Big breasts are only a cause for suspicion when the passenger is a male transvestite who might be carrying contraband in his empty bra cups. Even in such cases, it should be possible to detect the subterfuge without squeezing the dubious extrusions. To cop a feel of a woman’s jahoobies on the pretext of a security check is the act of a villain. My friend Smacker Ramrod, the circus vet, said that he never even thought of touching a woman’s breasts until he had (a) bought her dinner, (b) told her she was beautiful, and (c) shown her the scar he got from being bitten by a horse he was examining. I should imagine that Smacker would have refused to give that woman a pat-down search if she had implored him to do so with moist eyes. 

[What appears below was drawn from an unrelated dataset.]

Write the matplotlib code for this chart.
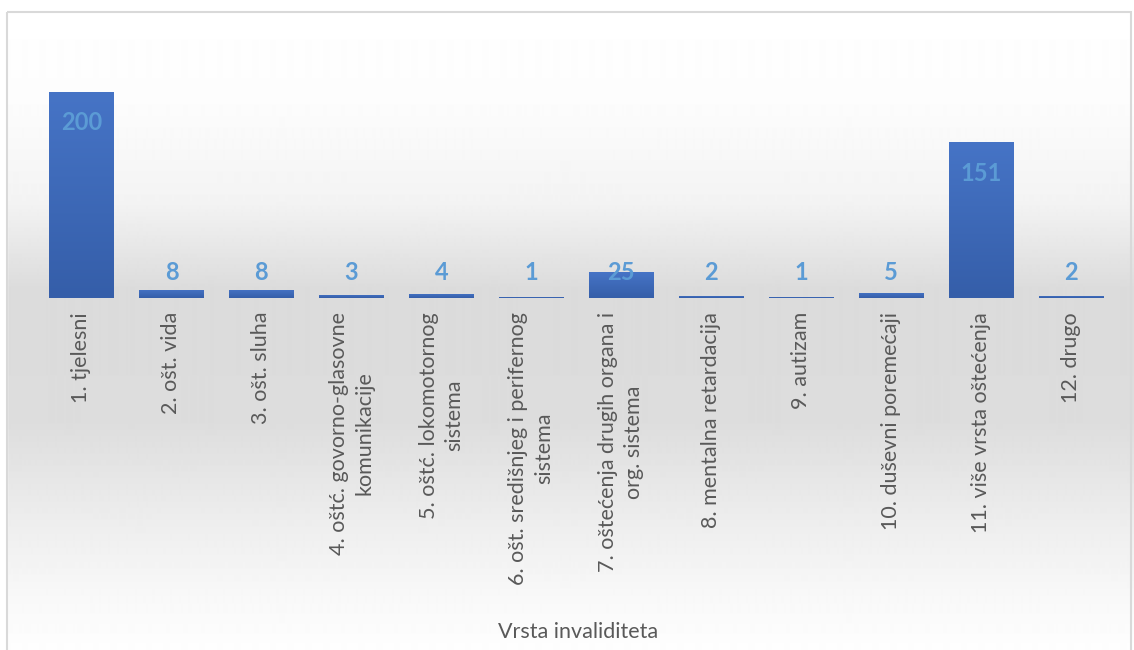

Now I don’t need to tell you that the upsurge in airport security has been prompted by the threat of suicide terrorism. Only last Christmas, a young hooligan from Nigeria attempted to bring down a jet by creating an explosion in his underpants. A consequence of this climate of fear is that airlines have become extremely wary of passengers doing anything out of the ordinary. On a recent internal flight in Russia, a 23-year-old man emerged naked from a toilet and skipped gaily down the aisle. Who knows why he did it. As a former circus ape, I have observed that humans sometimes indulge strange whims on the spur of the moment. Psychologists will no doubt find an explanation linked to abnormal activity in the frontal lobes of the brain. 

Whatever the reason for his peculiar stunt, common sense should have told the cabin crew that he posed no threat. A naked man has limited options for concealing a deadly weapon on his person. No stick of dynamite was protruding from his rectum. Yet the flight attendants pounced on him while passengers cowered in fear, prompting the pilots to make an emergency landing in Vladivostok. 

I am actually surprised that no entrepreneur has set up a nudist airline, whose passengers could be whisked swiftly through security without the usual hoo-hah. It would definitely be the safest form of air travel – I can’t imagine any member of Al Qaeda boarding a flight on which a woman might laugh at his knob or throw a tampon in his face. I must mention this idea to Sir Richard Branson, who in spite of his beard is no fan of bin Laden. He is allegedly rather partial to naked ladies, though.